→ Your instructions
Leaving out every picture, retype the lines below from the top through the one that contains "const H = 444;".
● ● ●
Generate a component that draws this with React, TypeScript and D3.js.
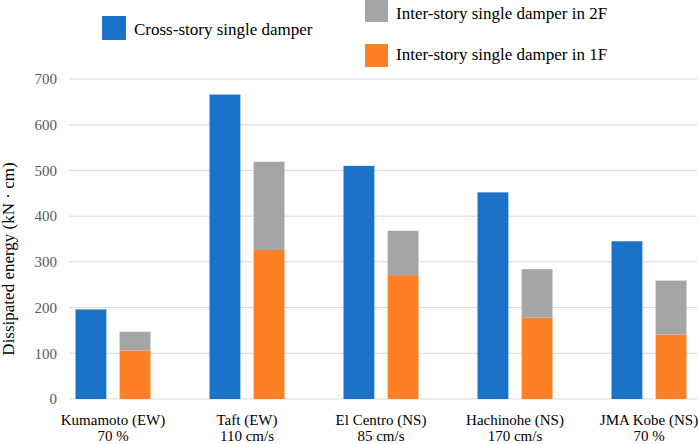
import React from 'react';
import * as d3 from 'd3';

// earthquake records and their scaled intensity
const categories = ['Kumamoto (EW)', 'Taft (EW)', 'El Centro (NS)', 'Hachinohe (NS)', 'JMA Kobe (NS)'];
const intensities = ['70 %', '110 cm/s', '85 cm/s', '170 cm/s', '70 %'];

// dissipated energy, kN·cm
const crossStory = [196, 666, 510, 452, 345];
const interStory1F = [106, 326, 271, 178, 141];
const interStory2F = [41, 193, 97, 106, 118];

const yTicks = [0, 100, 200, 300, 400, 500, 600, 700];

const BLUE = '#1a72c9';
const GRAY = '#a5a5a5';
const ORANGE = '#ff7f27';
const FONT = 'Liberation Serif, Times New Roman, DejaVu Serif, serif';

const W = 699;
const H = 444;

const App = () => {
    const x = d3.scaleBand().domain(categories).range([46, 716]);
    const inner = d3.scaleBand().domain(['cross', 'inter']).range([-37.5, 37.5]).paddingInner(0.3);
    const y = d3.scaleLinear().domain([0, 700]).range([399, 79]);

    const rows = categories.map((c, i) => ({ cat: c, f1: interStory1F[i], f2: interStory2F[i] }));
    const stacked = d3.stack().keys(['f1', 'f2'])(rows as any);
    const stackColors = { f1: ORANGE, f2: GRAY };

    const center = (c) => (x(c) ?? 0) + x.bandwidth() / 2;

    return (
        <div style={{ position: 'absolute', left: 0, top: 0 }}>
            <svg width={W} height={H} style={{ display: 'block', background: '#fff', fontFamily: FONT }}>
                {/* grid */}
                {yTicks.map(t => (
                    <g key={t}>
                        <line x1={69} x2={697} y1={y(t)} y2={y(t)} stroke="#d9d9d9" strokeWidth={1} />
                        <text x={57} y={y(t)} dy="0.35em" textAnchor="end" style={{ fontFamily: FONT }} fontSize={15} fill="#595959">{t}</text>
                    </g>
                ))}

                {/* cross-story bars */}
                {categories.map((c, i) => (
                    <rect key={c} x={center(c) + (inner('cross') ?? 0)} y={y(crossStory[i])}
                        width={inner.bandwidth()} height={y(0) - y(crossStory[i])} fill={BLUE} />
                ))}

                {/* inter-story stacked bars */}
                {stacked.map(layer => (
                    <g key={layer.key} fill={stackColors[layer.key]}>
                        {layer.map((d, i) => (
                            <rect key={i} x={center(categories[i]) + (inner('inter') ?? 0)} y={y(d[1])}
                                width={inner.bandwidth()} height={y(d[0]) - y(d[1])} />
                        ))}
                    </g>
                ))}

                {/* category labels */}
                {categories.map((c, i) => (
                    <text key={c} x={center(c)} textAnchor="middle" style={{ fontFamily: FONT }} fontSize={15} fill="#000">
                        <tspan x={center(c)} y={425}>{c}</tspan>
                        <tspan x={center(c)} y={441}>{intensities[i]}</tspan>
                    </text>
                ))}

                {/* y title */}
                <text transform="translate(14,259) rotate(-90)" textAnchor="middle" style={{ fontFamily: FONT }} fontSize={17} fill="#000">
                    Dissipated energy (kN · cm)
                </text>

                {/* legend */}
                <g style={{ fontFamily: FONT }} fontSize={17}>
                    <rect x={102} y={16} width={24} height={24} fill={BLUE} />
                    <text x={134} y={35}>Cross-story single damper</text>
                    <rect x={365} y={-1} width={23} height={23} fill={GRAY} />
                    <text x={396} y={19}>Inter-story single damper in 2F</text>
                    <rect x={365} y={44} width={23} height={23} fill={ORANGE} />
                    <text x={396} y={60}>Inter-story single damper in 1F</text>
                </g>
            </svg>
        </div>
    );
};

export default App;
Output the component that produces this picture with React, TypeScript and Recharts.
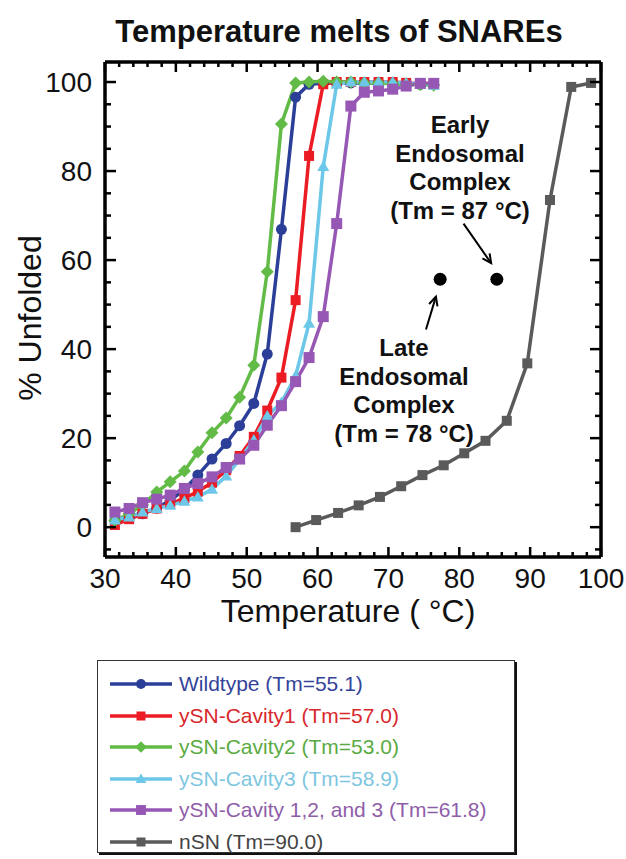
● ● ●
→ Solution for this task
Generate a component that draws this with React, TypeScript and D3.js.
import React from 'react';
import * as d3 from 'd3';

// earthquake records and their scaled intensity
const categories = ['Kumamoto (EW)', 'Taft (EW)', 'El Centro (NS)', 'Hachinohe (NS)', 'JMA Kobe (NS)'];
const intensities = ['70 %', '110 cm/s', '85 cm/s', '170 cm/s', '70 %'];

// dissipated energy, kN·cm
const crossStory = [196, 666, 510, 452, 345];
const interStory1F = [106, 326, 271, 178, 141];
const interStory2F = [41, 193, 97, 106, 118];

const yTicks = [0, 100, 200, 300, 400, 500, 600, 700];

const BLUE = '#1a72c9';
const GRAY = '#a5a5a5';
const ORANGE = '#ff7f27';
const FONT = 'Liberation Serif, Times New Roman, DejaVu Serif, serif';

const W = 699;
const H = 444;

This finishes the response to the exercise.